PROBLEM – Reproduce exactly the lines from the line with "Output the web" through the line with "413,426,440,443,446,470,492,493,486,493,500,483,466,484,498];", both included, and no other lines.
-- MATERIAL PROVIDED start --
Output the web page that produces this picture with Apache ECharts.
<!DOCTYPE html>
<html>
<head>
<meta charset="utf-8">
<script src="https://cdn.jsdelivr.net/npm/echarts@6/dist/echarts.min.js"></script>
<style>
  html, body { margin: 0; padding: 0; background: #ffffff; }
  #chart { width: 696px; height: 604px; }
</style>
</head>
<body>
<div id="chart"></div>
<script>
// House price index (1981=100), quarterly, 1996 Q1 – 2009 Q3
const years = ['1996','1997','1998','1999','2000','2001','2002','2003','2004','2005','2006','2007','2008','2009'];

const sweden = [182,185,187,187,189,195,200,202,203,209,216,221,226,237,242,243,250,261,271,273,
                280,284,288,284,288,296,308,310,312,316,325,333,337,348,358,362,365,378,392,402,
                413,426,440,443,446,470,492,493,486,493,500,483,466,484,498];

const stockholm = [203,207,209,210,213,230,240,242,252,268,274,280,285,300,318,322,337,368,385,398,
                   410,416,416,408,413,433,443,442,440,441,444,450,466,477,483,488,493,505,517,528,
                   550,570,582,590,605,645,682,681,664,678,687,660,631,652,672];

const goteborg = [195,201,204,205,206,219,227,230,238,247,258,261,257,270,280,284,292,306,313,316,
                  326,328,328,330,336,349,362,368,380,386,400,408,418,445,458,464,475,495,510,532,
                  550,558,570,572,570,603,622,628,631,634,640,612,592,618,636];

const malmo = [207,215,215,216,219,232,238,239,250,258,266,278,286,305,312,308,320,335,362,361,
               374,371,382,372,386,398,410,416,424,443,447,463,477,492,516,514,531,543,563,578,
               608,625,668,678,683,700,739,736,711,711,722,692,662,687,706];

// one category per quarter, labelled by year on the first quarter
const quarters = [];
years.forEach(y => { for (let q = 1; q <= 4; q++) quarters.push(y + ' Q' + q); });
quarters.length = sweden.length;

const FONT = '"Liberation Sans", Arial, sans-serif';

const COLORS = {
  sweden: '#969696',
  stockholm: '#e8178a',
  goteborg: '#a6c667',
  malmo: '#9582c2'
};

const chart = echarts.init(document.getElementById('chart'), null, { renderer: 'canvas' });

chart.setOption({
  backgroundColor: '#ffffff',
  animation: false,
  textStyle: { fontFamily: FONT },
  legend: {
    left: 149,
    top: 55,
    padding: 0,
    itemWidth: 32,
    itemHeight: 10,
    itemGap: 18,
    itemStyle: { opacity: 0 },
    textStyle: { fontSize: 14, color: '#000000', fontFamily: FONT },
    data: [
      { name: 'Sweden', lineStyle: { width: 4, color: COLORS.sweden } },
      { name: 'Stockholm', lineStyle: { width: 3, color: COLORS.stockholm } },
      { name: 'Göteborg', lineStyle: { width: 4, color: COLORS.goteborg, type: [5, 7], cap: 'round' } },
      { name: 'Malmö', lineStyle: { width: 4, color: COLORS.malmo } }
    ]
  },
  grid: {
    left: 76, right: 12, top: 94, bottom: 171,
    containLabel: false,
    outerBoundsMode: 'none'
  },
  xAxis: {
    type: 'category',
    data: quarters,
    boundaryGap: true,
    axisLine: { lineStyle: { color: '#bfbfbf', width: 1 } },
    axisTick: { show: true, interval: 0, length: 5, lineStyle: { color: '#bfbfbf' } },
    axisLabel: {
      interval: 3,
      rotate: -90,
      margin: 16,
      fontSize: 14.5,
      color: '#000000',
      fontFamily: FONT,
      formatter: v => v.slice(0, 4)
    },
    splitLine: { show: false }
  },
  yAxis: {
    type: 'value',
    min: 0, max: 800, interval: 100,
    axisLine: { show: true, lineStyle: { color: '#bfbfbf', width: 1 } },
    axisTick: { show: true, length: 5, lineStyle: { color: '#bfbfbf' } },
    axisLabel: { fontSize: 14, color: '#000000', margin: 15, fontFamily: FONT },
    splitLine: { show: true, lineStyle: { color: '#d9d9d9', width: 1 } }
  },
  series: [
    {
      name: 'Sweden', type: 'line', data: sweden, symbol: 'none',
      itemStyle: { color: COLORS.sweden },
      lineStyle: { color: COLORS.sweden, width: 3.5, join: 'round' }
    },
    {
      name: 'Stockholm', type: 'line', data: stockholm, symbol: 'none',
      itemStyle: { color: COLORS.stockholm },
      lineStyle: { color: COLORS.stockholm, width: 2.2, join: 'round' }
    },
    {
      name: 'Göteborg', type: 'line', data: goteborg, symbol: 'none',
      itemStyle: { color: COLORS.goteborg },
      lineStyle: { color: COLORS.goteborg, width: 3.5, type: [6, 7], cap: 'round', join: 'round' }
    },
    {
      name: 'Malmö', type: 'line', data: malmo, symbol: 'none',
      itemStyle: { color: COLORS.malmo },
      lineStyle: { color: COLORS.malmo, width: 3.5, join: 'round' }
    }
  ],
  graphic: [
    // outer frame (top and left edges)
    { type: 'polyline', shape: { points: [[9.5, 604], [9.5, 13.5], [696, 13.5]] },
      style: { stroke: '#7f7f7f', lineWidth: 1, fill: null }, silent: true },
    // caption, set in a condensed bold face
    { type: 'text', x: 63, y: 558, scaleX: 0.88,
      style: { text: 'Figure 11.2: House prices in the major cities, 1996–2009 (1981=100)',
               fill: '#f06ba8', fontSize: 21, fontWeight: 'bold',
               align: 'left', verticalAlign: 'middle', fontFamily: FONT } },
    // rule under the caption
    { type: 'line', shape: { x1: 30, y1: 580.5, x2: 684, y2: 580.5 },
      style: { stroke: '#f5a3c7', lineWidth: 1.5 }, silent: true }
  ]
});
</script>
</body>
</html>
-- MATERIAL PROVIDED end --
-- MATERIAL PROVIDED start --
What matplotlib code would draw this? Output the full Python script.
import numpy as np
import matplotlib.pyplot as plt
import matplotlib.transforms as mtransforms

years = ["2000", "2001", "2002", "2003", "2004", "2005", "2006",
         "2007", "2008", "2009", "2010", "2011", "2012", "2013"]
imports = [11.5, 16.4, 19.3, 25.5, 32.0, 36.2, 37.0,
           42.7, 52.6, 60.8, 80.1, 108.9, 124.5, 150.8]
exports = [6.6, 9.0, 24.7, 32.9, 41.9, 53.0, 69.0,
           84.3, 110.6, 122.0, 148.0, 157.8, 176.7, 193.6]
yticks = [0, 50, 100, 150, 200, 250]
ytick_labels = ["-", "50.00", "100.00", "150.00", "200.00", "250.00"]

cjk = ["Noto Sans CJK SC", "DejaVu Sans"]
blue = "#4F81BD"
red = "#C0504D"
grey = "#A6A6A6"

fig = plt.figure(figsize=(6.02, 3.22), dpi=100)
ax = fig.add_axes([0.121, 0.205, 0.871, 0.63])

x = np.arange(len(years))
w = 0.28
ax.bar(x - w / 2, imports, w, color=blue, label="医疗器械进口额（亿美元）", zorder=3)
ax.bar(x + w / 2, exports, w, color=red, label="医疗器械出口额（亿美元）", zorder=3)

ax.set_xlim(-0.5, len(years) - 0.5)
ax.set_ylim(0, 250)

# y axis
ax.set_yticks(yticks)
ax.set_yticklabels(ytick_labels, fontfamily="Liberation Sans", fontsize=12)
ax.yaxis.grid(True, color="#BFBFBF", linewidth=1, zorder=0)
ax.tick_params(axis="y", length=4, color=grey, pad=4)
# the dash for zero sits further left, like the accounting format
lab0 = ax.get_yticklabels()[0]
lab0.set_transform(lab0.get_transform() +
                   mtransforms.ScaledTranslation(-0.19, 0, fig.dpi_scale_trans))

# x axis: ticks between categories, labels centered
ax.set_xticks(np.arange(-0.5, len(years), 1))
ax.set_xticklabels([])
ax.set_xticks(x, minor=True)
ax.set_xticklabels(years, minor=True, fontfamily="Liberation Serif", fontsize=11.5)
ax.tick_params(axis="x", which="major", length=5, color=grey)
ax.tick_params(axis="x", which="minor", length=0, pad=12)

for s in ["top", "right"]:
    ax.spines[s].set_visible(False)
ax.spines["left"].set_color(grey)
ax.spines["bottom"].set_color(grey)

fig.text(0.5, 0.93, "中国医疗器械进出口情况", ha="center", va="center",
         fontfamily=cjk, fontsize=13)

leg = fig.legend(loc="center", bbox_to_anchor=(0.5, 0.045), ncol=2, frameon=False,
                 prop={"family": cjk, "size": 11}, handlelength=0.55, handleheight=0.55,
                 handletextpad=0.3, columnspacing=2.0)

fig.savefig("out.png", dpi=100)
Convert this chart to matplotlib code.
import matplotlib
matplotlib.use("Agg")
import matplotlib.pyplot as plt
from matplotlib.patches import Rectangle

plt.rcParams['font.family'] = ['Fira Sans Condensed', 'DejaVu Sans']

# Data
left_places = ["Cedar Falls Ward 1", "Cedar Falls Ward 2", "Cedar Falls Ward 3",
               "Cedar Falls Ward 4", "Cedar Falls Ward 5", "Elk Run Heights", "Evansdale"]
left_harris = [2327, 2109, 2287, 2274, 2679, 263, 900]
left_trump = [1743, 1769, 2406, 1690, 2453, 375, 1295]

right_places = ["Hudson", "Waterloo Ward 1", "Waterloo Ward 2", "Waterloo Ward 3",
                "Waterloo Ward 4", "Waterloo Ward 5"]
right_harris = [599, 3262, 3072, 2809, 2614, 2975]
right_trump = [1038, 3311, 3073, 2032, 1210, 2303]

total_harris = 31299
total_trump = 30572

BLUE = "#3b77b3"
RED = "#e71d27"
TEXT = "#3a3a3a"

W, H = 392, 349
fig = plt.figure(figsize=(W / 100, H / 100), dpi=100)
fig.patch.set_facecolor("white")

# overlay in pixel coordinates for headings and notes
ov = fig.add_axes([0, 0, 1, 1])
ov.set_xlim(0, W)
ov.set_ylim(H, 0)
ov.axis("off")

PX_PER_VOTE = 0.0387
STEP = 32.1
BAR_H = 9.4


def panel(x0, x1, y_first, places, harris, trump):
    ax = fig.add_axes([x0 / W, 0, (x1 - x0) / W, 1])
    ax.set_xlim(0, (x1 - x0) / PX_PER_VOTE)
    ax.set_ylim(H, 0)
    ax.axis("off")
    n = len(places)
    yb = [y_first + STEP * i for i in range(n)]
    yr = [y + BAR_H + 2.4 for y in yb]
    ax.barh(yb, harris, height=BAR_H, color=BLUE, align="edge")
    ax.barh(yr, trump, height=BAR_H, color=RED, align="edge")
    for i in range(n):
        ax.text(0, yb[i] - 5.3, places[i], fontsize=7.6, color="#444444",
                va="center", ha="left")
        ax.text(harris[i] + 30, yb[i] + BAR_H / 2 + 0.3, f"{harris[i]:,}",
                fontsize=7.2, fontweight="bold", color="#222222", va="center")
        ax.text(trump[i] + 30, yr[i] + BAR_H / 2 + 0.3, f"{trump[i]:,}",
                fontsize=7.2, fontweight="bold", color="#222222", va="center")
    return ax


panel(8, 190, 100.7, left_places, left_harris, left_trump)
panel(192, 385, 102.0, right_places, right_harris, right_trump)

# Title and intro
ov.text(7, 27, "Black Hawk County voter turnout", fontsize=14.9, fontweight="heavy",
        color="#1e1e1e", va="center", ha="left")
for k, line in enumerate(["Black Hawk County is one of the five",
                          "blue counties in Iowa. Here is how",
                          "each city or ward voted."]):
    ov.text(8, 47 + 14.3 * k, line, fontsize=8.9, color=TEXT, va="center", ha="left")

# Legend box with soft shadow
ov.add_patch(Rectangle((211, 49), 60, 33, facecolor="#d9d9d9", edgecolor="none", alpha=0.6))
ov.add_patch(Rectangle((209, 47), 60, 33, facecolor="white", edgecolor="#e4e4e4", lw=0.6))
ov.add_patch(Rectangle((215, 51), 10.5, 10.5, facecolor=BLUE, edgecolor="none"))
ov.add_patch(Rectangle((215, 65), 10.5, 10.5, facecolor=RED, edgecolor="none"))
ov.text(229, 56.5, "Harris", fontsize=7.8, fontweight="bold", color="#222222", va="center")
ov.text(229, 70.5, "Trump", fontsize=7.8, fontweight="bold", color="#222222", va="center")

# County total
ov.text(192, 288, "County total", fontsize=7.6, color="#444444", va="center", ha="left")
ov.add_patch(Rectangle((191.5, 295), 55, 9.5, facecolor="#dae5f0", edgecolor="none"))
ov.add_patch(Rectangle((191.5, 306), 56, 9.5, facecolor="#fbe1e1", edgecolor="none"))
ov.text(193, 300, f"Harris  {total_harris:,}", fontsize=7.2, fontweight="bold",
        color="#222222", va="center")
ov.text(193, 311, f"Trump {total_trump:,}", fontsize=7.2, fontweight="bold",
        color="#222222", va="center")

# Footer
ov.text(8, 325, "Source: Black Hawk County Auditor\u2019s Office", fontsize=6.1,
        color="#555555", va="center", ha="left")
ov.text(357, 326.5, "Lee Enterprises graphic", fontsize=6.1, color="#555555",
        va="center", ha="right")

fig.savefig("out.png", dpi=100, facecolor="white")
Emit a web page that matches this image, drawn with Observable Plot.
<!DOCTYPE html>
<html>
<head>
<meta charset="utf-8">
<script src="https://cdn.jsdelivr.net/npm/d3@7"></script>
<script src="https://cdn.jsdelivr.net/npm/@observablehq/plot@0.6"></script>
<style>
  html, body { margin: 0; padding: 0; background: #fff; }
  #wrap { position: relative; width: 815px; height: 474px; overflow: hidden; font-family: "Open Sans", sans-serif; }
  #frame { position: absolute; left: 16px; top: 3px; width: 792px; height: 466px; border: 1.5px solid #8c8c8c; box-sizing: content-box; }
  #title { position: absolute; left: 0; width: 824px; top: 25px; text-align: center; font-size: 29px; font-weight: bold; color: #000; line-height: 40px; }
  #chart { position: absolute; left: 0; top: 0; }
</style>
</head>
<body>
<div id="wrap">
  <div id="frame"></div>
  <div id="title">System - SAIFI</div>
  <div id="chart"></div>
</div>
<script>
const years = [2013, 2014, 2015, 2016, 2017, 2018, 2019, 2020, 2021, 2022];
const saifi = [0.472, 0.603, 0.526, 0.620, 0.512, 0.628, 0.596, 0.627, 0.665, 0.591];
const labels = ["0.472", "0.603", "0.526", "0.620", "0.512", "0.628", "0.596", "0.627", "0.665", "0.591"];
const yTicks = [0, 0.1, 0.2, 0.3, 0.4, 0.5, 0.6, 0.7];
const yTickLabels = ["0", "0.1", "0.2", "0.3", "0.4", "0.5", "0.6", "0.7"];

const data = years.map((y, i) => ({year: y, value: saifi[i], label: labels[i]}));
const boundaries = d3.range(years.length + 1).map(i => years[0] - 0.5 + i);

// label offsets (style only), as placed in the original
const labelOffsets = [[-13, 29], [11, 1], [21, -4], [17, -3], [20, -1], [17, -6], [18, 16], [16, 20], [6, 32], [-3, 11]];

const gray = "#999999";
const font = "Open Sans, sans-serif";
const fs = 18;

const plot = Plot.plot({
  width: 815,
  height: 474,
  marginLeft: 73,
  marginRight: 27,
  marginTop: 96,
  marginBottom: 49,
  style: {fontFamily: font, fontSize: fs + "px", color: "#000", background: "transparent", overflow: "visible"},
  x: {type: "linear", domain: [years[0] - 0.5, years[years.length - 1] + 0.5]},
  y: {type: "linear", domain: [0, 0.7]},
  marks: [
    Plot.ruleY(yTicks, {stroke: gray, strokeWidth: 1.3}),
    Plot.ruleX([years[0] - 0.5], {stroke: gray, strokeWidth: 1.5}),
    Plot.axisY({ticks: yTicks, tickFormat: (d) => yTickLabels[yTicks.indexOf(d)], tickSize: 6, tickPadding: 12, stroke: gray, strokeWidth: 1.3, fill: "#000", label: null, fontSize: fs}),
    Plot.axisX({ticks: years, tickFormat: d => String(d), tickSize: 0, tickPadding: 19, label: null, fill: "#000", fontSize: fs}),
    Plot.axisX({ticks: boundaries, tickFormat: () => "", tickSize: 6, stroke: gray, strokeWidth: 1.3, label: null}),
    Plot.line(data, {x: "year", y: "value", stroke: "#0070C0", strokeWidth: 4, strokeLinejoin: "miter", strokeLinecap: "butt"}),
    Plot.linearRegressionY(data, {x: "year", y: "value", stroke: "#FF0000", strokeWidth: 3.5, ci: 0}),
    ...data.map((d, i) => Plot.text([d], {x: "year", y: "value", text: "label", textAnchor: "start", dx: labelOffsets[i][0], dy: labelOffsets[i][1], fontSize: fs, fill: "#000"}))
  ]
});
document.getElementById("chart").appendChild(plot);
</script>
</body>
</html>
-- MATERIAL PROVIDED end --
-- MATERIAL PROVIDED start --
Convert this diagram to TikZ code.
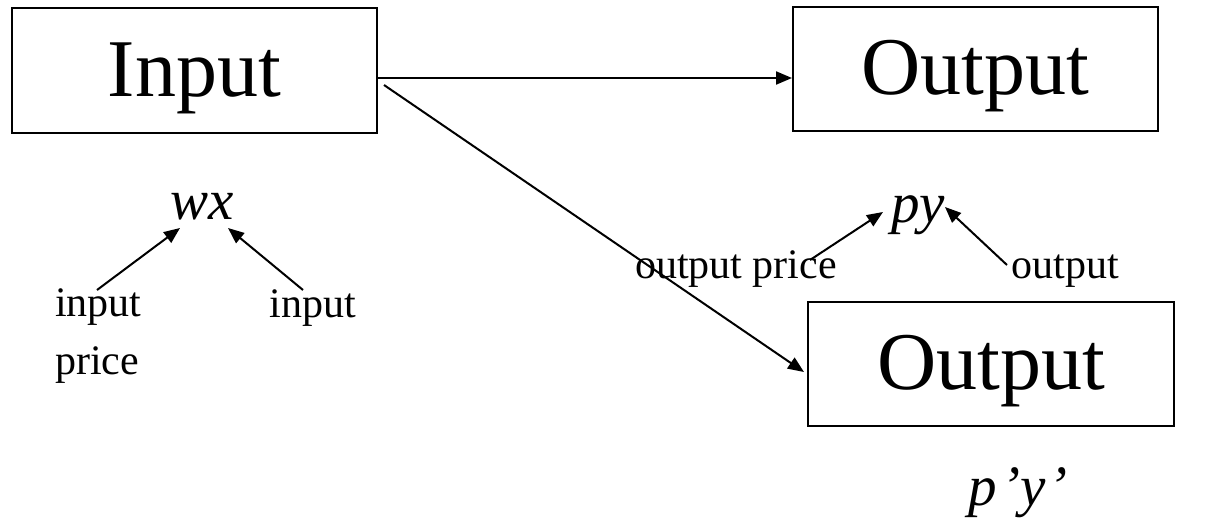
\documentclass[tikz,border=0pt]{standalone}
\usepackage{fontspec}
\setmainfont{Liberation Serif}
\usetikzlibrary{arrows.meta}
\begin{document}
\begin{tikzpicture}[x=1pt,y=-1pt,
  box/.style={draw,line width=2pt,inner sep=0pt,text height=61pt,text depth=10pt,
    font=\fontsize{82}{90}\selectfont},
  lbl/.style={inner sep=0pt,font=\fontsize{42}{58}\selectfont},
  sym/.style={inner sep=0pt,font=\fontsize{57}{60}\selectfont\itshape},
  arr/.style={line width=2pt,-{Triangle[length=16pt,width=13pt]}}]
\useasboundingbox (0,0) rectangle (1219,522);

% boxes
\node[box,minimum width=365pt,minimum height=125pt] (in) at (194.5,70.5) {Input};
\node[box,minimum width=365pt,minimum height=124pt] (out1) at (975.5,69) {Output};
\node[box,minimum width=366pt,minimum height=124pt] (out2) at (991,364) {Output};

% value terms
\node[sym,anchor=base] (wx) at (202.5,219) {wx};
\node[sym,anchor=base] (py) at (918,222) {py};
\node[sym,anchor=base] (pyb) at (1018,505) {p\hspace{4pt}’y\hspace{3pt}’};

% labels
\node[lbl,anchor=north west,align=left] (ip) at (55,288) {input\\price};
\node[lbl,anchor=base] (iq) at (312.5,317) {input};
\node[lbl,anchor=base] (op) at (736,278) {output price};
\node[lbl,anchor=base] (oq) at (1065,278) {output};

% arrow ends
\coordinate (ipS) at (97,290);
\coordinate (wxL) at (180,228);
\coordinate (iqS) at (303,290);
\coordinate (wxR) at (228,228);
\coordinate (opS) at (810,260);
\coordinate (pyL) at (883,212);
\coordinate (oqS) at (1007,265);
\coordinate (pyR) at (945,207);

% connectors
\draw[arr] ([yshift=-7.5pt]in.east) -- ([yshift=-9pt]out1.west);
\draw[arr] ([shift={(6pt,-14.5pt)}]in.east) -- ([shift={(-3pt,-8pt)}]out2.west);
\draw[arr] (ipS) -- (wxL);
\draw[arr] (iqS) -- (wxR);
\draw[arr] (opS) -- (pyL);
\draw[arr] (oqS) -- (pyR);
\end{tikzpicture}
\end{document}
-- MATERIAL PROVIDED end --
TASK ANSWER –
Output the web page that produces this picture with Apache ECharts.
<!DOCTYPE html>
<html>
<head>
<meta charset="utf-8">
<script src="https://cdn.jsdelivr.net/npm/echarts@6/dist/echarts.min.js"></script>
<style>
  html, body { margin: 0; padding: 0; background: #ffffff; }
  #chart { width: 696px; height: 604px; }
</style>
</head>
<body>
<div id="chart"></div>
<script>
// House price index (1981=100), quarterly, 1996 Q1 – 2009 Q3
const years = ['1996','1997','1998','1999','2000','2001','2002','2003','2004','2005','2006','2007','2008','2009'];

const sweden = [182,185,187,187,189,195,200,202,203,209,216,221,226,237,242,243,250,261,271,273,
                280,284,288,284,288,296,308,310,312,316,325,333,337,348,358,362,365,378,392,402,
                413,426,440,443,446,470,492,493,486,493,500,483,466,484,498];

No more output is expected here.